Temecula Valley California homeowners will be faced with another obstacle to short sale starting January 1, 2013. The mortgage debt tax relief is scheduled to end December 31, 2012.
What this means is forgiven mortgage debt will now be taxable if, and if is the big word, the mortgage debt tax relief act is not extended, or some version thereof, put in to law. Given the general election this November, the mortgage debt tax relief act is not a number one priority for Congress.
Although the National Association of Realtors® is calling for the mortgage debt relief to be extended, at this point, it is an uncertainty.
Given the complexity of short sales and the financial impact they can have on the future to Temecula Valley California homeowners, it has always been broker recommended a homeowner considering a short sale consult with a licensed tax professional, CPA or attorney.
Short sales are especially complex when there has been a refinance, or there is a second mortgage. Bankruptcy can also impact the success of a short sale. Although the good word may be short sales are easier, in reality this is not the case. Banks have share holders they are responsible to, and are not so quick to approve short sales. The process can drag on for months, keeping both sellers and buyers on edge "waiting for an answer," and then the answer may not be what both were expecting.
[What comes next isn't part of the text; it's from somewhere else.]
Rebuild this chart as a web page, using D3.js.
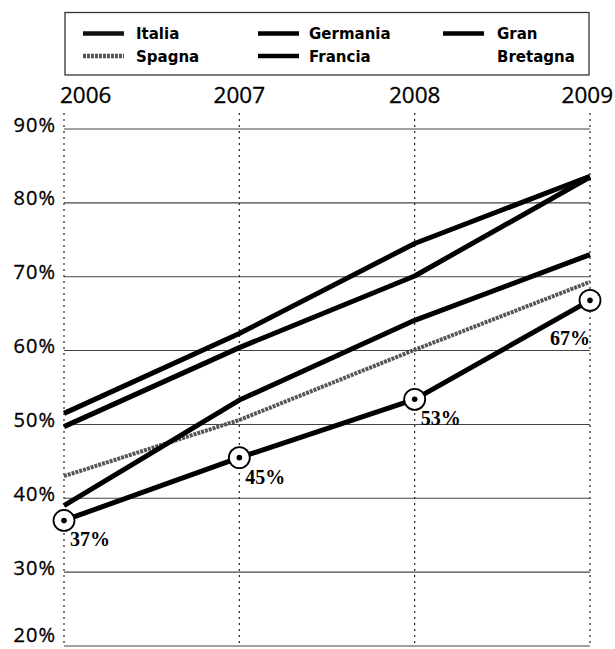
<!DOCTYPE html>
<html>
<head>
<meta charset="utf-8">
<script src="https://cdn.jsdelivr.net/npm/d3@7"></script>
<style>
  html, body { margin: 0; padding: 0; background: #fff; }
  svg { display: block; }
</style>
</head>
<body>
<svg id="chart" width="615" height="649"></svg>
<script>
// ---- data ----
const years = [2006, 2007, 2008, 2009];
const yTicks = [20, 30, 40, 50, 60, 70, 80, 90];
const italia = [37, 45.5, 53.4, 66.8];
const italiaLabels = ["37%", "45%", "53%", "67%"];
const spagna = [43, 50.6, 60.1, 69.3];
const germania = [51.5, 62.3, 74.5, 83.6];
const granBretagna = [49.7, 60.4, 70.1, 83.5];
const francia = [39, 53.3, 64.1, 73];
const seriesNames = ["Italia", "Spagna", "Germania", "Francia", "Gran Bretagna"];

// ---- layout ----
const svg = d3.select("#chart");
const x = d3.scaleLinear().domain([2006, 2009]).range([64, 590]);
const y = d3.scaleLinear().domain([20, 90]).range([646, 129]);

const styles = {
  "Italia":        { stroke: "#000", width: 5, dash: null },
  "Spagna":        { stroke: "#555", width: 4, dash: "3,1" },
  "Germania":      { stroke: "#000", width: 5, dash: null },
  "Francia":       { stroke: "#000", width: 5, dash: null },
  "Gran Bretagna": { stroke: "#000", width: 5, dash: null }
};
const seriesData = {
  "Italia": italia, "Spagna": spagna, "Germania": germania,
  "Francia": francia, "Gran Bretagna": granBretagna
};

// ---- legend box ----
svg.append("rect")
  .attr("x", 65).attr("y", 12.5).attr("width", 524).attr("height", 62.5)
  .attr("fill", "none").attr("stroke", "#333").attr("stroke-width", 1.3);

const legendPos = {
  "Italia":        { sx: 83,  tx: 136, row: 0 },
  "Spagna":        { sx: 83,  tx: 136, row: 1 },
  "Germania":      { sx: 258, tx: 309, row: 0 },
  "Francia":       { sx: 258, tx: 309, row: 1 },
  "Gran Bretagna": { sx: 443, tx: 497, row: 0 }
};
const legendFont = "'DejaVu Sans', sans-serif";
seriesNames.forEach(name => {
  const p = legendPos[name];
  const st = styles[name];
  const sy = p.row === 0 ? 33.5 : 56;
  svg.append("line")
    .attr("x1", p.sx).attr("x2", p.sx + 41)
    .attr("y1", sy).attr("y2", sy)
    .attr("stroke", name === "Italia" ? "#111" : st.stroke)
    .attr("stroke-width", 4.5)
    .attr("stroke-dasharray", st.dash);
  const t = svg.append("text")
    .attr("x", p.tx).attr("y", p.row === 0 ? 38.5 : 61.5)
    .attr("font-family", legendFont).attr("font-weight", "bold")
    .attr("font-size", 15).attr("fill", "#000");
  if (name === "Gran Bretagna") {
    t.append("tspan").attr("x", p.tx).attr("y", 38.5).text("Gran");
    t.append("tspan").attr("x", p.tx).attr("y", 61.5).text("Bretagna");
  } else {
    t.text(name);
  }
});

// ---- year labels ----
const sansFont = "'Open Sans', sans-serif";
svg.append("g").selectAll("text").data(years).join("text")
  .attr("x", d => d === 2006 ? x(d) - 4 : x(d))
  .attr("y", 103)
  .attr("text-anchor", d => d === 2006 ? "start" : (d === 2009 ? "end" : "middle"))
  .attr("dx", d => d === 2009 ? 23 : 0)
  .attr("font-family", sansFont).attr("font-size", 22.5).attr("fill", "#000")
  .attr("stroke", "#000").attr("stroke-width", 0.3)
  .text(d => d);

// ---- y grid and labels ----
svg.append("g").selectAll("line").data(yTicks).join("line")
  .attr("x1", x(2006)).attr("x2", x(2009))
  .attr("y1", d => y(d)).attr("y2", d => y(d))
  .attr("stroke", "#444").attr("stroke-width", 1.1);

svg.append("g").selectAll("text").data(yTicks).join("text")
  .attr("x", 56).attr("y", d => Math.min(y(d) + 2.5, 642))
  .attr("text-anchor", "end")
  .attr("font-family", sansFont).attr("font-size", 20)
  .attr("letter-spacing", 1)
  .attr("fill", "#000").attr("stroke", "#000").attr("stroke-width", 0.3)
  .text(d => d + "%");

// ---- vertical dotted lines ----
svg.append("g").selectAll("line").data(years).join("line")
  .attr("x1", d => x(d)).attr("x2", d => x(d))
  .attr("y1", 113).attr("y2", 646)
  .attr("stroke", "#222").attr("stroke-width", 1.2)
  .attr("stroke-dasharray", "2,4");

// ---- series lines ----
const line = d3.line().x((d, i) => x(years[i])).y(d => y(d));
["Spagna", "Francia", "Gran Bretagna", "Germania", "Italia"].forEach(name => {
  const st = styles[name];
  svg.append("path")
    .datum(seriesData[name])
    .attr("d", line)
    .attr("fill", "none")
    .attr("stroke", st.stroke)
    .attr("stroke-width", st.width)
    .attr("stroke-dasharray", st.dash)
    .attr("stroke-linejoin", "round");
});

// ---- Italia markers and labels ----
const mk = svg.append("g");
mk.selectAll("circle.ring").data(italia).join("circle")
  .attr("class", "ring")
  .attr("cx", (d, i) => x(years[i])).attr("cy", d => y(d))
  .attr("r", 10.5).attr("fill", "#fff").attr("stroke", "#000").attr("stroke-width", 1.8);
mk.selectAll("circle.dot").data(italia).join("circle")
  .attr("class", "dot")
  .attr("cx", (d, i) => x(years[i])).attr("cy", d => y(d))
  .attr("r", 2.8).attr("fill", "#000");

const last = italia.length - 1;
mk.selectAll("text").data(italia).join("text")
  .attr("x", (d, i) => x(years[i]) + (i === last ? 0 : 6))
  .attr("y", (d, i) => y(d) + (i === last ? 45 : 26))
  .attr("text-anchor", (d, i) => i === last ? "end" : "start")
  .attr("font-family", "'Liberation Serif', serif")
  .attr("font-weight", "bold").attr("font-size", 20).attr("fill", "#000")
  .text((d, i) => italiaLabels[i]);
</script>
</body>
</html>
If a Temecula Valley California homeowner is underwater in their mortgage, it may be best to explore other options before jumping to a short sale. Loan modification, bankruptcy, or renting the property may help to alleviate the problem. Each homeowner's situation is different and a short sale may not be for every homeowner who is underwater in their mortgage.
Most experts agree, that the mortgage debt tax relief, if not extended, will impact short sale sellers in the coming year.